Starting with the line that contains "Emit a LaTeX" and stopping after the line that contains "minimum width=173pt, minimum", output every line exactly as it stands.

Rows from a dataset of charts and code:
· · · · ·

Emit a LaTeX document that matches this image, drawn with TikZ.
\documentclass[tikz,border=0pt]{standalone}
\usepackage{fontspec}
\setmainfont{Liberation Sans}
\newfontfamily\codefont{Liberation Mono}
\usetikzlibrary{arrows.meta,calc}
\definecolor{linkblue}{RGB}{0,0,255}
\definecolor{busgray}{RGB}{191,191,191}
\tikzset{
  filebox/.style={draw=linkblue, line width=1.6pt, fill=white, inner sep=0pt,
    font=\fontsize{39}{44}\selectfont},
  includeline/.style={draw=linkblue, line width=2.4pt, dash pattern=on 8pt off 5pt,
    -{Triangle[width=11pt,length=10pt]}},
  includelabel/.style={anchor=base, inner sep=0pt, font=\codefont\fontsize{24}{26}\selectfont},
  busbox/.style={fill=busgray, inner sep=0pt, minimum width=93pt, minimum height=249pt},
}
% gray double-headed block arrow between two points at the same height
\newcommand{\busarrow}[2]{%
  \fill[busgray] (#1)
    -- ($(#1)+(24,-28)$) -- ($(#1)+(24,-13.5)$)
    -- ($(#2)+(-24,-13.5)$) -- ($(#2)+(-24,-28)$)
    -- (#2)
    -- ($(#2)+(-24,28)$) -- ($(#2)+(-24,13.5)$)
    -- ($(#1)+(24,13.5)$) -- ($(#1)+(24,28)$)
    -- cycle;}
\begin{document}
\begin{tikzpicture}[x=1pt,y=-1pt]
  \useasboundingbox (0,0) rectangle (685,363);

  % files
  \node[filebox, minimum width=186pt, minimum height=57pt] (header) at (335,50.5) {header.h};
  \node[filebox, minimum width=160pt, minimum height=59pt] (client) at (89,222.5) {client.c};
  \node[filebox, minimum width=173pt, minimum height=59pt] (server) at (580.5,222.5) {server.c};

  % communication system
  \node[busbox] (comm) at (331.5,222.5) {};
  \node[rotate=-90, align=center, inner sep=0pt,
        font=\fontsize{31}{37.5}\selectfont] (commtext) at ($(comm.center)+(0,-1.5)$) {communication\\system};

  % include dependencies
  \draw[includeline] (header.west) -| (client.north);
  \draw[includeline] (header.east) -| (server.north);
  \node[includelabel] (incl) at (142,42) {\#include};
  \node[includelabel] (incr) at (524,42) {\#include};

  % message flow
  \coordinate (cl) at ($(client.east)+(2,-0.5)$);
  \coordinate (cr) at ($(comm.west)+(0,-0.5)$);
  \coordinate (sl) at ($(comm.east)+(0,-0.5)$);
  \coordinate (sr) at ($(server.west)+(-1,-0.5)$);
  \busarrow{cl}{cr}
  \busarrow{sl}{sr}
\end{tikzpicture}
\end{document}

· · · · ·

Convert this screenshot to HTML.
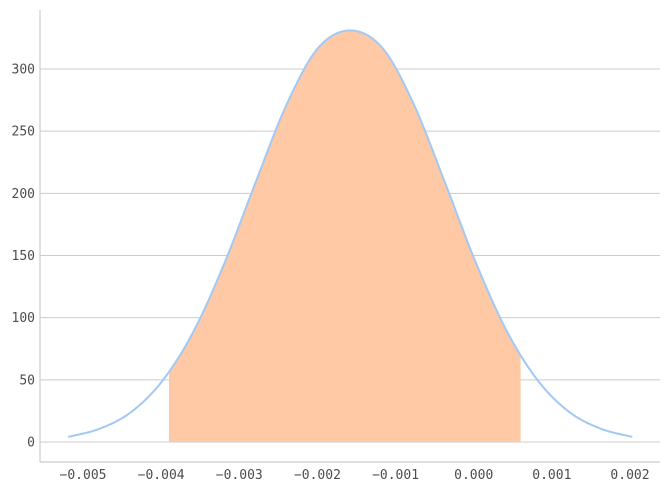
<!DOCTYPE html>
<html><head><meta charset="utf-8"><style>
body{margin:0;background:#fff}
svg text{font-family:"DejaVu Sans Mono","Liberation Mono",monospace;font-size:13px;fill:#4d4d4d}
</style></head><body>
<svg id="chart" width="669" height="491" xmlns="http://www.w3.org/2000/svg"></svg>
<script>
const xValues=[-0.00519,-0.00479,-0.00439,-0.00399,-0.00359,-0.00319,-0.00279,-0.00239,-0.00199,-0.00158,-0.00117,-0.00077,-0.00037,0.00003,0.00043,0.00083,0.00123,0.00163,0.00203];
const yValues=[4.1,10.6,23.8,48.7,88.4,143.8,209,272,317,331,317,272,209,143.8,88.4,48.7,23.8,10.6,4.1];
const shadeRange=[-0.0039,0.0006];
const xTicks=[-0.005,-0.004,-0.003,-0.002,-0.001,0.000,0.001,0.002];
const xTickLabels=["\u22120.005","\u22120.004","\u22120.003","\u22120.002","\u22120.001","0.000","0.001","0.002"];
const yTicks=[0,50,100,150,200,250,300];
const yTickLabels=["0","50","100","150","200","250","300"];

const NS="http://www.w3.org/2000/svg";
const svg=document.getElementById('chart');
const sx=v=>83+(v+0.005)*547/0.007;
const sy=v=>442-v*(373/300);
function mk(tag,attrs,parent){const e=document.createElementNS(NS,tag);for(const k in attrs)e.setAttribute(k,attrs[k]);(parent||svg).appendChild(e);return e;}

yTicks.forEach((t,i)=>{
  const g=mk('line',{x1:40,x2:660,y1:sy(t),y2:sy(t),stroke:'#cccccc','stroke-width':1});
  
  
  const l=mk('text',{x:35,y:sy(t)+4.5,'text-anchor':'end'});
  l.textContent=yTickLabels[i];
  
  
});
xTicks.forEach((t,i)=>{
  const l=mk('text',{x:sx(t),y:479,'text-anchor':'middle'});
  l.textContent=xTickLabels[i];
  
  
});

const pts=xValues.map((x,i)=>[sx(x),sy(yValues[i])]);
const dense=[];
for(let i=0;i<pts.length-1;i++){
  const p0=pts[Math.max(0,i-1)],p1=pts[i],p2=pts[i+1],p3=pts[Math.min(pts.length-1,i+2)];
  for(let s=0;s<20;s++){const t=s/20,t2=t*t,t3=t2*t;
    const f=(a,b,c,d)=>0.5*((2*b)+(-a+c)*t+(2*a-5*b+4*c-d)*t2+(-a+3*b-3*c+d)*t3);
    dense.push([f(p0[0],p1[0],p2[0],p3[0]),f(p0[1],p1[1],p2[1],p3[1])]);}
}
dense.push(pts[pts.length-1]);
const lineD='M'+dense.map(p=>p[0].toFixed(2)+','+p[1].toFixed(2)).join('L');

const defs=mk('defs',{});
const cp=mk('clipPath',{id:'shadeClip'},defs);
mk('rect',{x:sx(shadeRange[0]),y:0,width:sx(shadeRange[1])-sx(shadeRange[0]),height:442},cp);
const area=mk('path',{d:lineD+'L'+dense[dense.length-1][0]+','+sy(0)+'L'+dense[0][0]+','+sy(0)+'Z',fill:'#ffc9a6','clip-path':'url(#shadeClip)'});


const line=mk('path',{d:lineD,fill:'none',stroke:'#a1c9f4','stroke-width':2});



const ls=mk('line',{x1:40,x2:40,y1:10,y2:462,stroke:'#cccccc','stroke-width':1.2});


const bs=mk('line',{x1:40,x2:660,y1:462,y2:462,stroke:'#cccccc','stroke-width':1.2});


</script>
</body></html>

· · · · ·

Exercise output:
Emit a LaTeX document that matches this image, drawn with TikZ.
\documentclass[tikz,border=0pt]{standalone}
\usepackage{fontspec}
\setmainfont{Liberation Sans}
\newfontfamily\codefont{Liberation Mono}
\usetikzlibrary{arrows.meta,calc}
\definecolor{linkblue}{RGB}{0,0,255}
\definecolor{busgray}{RGB}{191,191,191}
\tikzset{
  filebox/.style={draw=linkblue, line width=1.6pt, fill=white, inner sep=0pt,
    font=\fontsize{39}{44}\selectfont},
  includeline/.style={draw=linkblue, line width=2.4pt, dash pattern=on 8pt off 5pt,
    -{Triangle[width=11pt,length=10pt]}},
  includelabel/.style={anchor=base, inner sep=0pt, font=\codefont\fontsize{24}{26}\selectfont},
  busbox/.style={fill=busgray, inner sep=0pt, minimum width=93pt, minimum height=249pt},
}
% gray double-headed block arrow between two points at the same height
\newcommand{\busarrow}[2]{%
  \fill[busgray] (#1)
    -- ($(#1)+(24,-28)$) -- ($(#1)+(24,-13.5)$)
    -- ($(#2)+(-24,-13.5)$) -- ($(#2)+(-24,-28)$)
    -- (#2)
    -- ($(#2)+(-24,28)$) -- ($(#2)+(-24,13.5)$)
    -- ($(#1)+(24,13.5)$) -- ($(#1)+(24,28)$)
    -- cycle;}
\begin{document}
\begin{tikzpicture}[x=1pt,y=-1pt]
  \useasboundingbox (0,0) rectangle (685,363);

  % files
  \node[filebox, minimum width=186pt, minimum height=57pt] (header) at (335,50.5) {header.h};
  \node[filebox, minimum width=160pt, minimum height=59pt] (client) at (89,222.5) {client.c};
  \node[filebox, minimum width=173pt, minimum height=59pt] (server) at (580.5,222.5) {server.c};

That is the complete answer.